Reddit CEO Steve Huffman Wants to Welcome More Than "Supremely Loyal" Readers
Reddit CEO Steve Huffman wants to bridge the gap between the highly karma'd and everyone else.
Reddit CEO and founder Steve Huffman says that he wants to show casual users of the site that “the front page of the internet” is more than just a front page.
At the Transformers conference hosted by The Washington Post on Wednesday, Huffman said that users of the site fall into two categories: “supremely loyal” redditors (including some who go so far as to tattoo the site’s logo on themselves) and the much larger category of casual front-page browsers. Huffman’s “plan for internet domination” involves ushering the latter group deeper into the Reddit universe.
Reddit’s front page is just the tip of the iceberg, with more than 800,000 communities (called subreddits) teeming below the surface. “The big challenge we have right now is how do we make the fact that Reddit is incredibly broad and incredibly deep obvious to our transient users?” Huffman said.
It’s not the first time the Reddit CEO — who returned to the site last summer following a mutiny by moderators after the unexplained firing of a popular Reddit employee Victoria Taylor — has mentioned his intention to change the way users are introduced to the site. “We’ve got our sights on the front page algorithm in general. It can be vastly improved,” he wrote in January, responding to a question about whether Reddit was considering updating the default subreddits that users are automatically subscribed to when they join. He also said that he wasn’t a “fan” of defaults because they make it difficult for new communities to emerge.
While Huffman said he thinks a lot about how to keep the site welcoming to all, he says there are no plans to change the site’s model of self-policing, where volunteer moderators have control over their communities. “[Taking moderation in-house] is something we think about, but we would never do,” he said Wednesday, adding that subverting Reddit’s laissez-faire structure might ruin the culture of self-expression and openness that differentiates the site from social platforms like Facebook.

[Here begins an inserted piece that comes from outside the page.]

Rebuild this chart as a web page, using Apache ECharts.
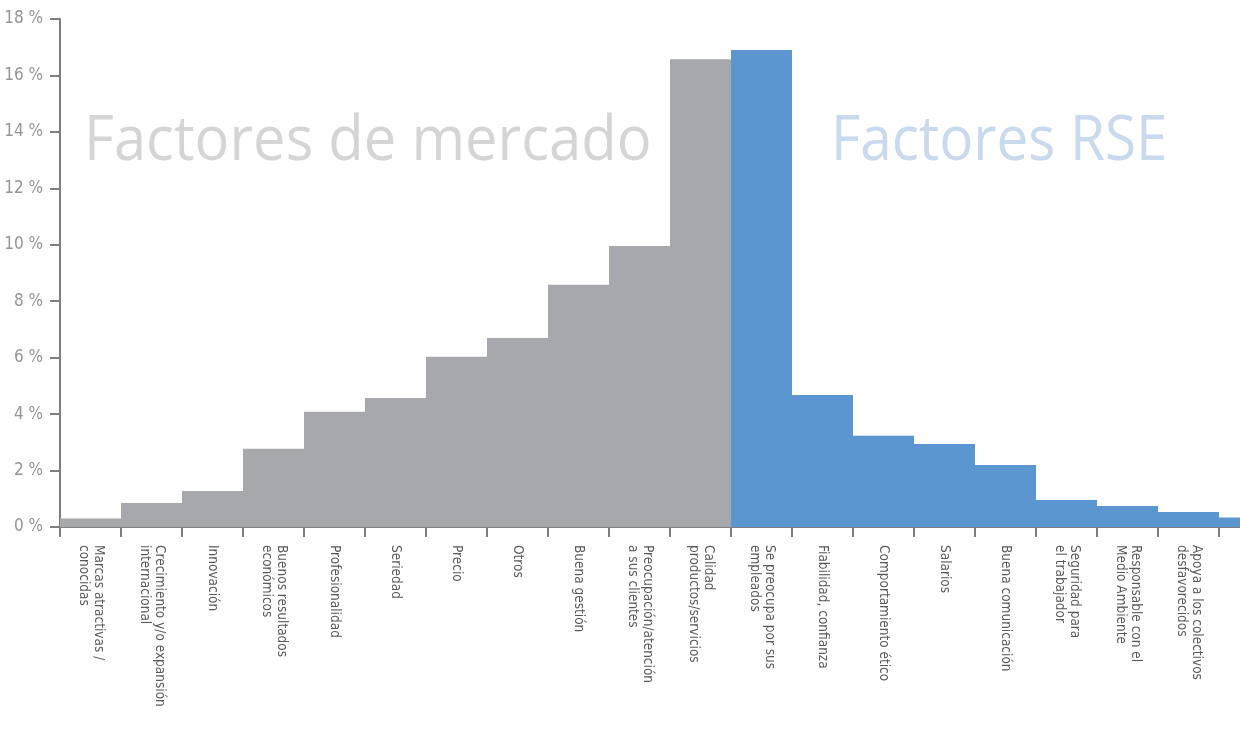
<!DOCTYPE html>
<html>
<head>
<meta charset="utf-8">
<script src="https://cdn.jsdelivr.net/npm/echarts@6/dist/echarts.min.js"></script>
<style>
  html, body { margin: 0; padding: 0; background: #fff; }
  #chart { width: 1240px; height: 729px; }
</style>
</head>
<body>
<div id="chart"></div>
<script>
// categorias (factores de mercado, luego factores RSE)
const mercadoCats = [
  'Marcas atractivas /\nconocidas',
  'Crecimiento y/o expansión\ninternacional',
  'Innovación',
  'Buenos resultados\neconómicos',
  'Profesionalidad',
  'Seriedad',
  'Precio',
  'Otros',
  'Buena gestión',
  'Preocupación/atención\na sus clientes',
  'Calidad\nproductos/servicios'
];
const rseCats = [
  'Se preocupa por sus\nempleados',
  'Fiabilidad, confianza',
  'Comportamiento ético',
  'Salarios',
  'Buena comunicación',
  'Seguridad para\nel trabajador',
  'Responsable con el\nMedio Ambiente',
  'Apoya a los colectivos\ndesfavorecidos',
  ''
];
// porcentajes
const mercadoValues = [0.3, 0.85, 1.28, 2.77, 4.08, 4.57, 6.03, 6.7, 8.58, 9.96, 16.57];
const rseValues = [16.9, 4.68, 3.23, 2.94, 2.2, 0.96, 0.74, 0.53, 0.34];
const yTicks = [0, 2, 4, 6, 8, 10, 12, 14, 16, 18];

const GRIS = '#a7a8ab';
const AZUL = '#5b96d0';
const narrow = '"Liberation Sans Narrow", "DejaVu Sans Condensed", sans-serif';

const categories = mercadoCats.concat(rseCats);
const barData = mercadoValues.map(v => ({ value: v, itemStyle: { color: GRIS } }))
  .concat(rseValues.map(v => ({ value: v, itemStyle: { color: AZUL } })));

const chart = echarts.init(document.getElementById('chart'));
chart.setOption({
  animation: false,
  grid: { left: 60, top: 19, bottom: 202, right: -40, containLabel: false, outerBoundsMode: 'none' },
  graphic: [
    {
      type: 'text', left: 84, top: 111, silent: true, scaleX: 0.92,
      style: { text: 'Factores de mercado', fill: '#d5d5d6', font: '63px "Open Sans", sans-serif' }
    },
    {
      type: 'text', left: 831, top: 111, silent: true, scaleX: 0.9,
      style: { text: 'Factores RSE', fill: '#c9d9ee', font: '63px "Open Sans", sans-serif' }
    }
  ],
  xAxis: {
    type: 'category',
    data: categories,
    axisLine: { lineStyle: { color: '#7f7f7f', width: 2 } },
    axisTick: { show: true, length: 10, lineStyle: { color: '#7f7f7f', width: 2 } },
    axisLabel: {
      interval: 0, rotate: -90, margin: 18,
      color: '#58595b', fontSize: 13.5, lineHeight: 15, fontFamily: narrow
    }
  },
  yAxis: {
    type: 'value',
    min: yTicks[0], max: yTicks[yTicks.length - 1], interval: 2,
    axisLine: { show: true, lineStyle: { color: '#7f7f7f', width: 2 } },
    axisTick: { show: true, length: 10, lineStyle: { color: '#7f7f7f', width: 2 } },
    splitLine: { show: false },
    axisLabel: {
      margin: 17, color: '#939598', fontSize: 17, fontFamily: narrow,
      formatter: '{value} %'
    }
  },
  series: [{
    type: 'bar',
    data: barData,
    barCategoryGap: '0%',
    silent: true
  }]
});
</script>
</body>
</html>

Instead, the new CEO has focused on banning and quarantining the subreddits and “bad actors” that have given Reddit a reputation for being a bastion of harassment and racism online. “We believe that people are fundamentally good,” he told the audience at the Washington Post conference. It’s an attitude that the parts of Reddit that Huffman is trying to amplify — like subreddits where users practice coming out for the first time, or a community where strangers lend each other money — backs up.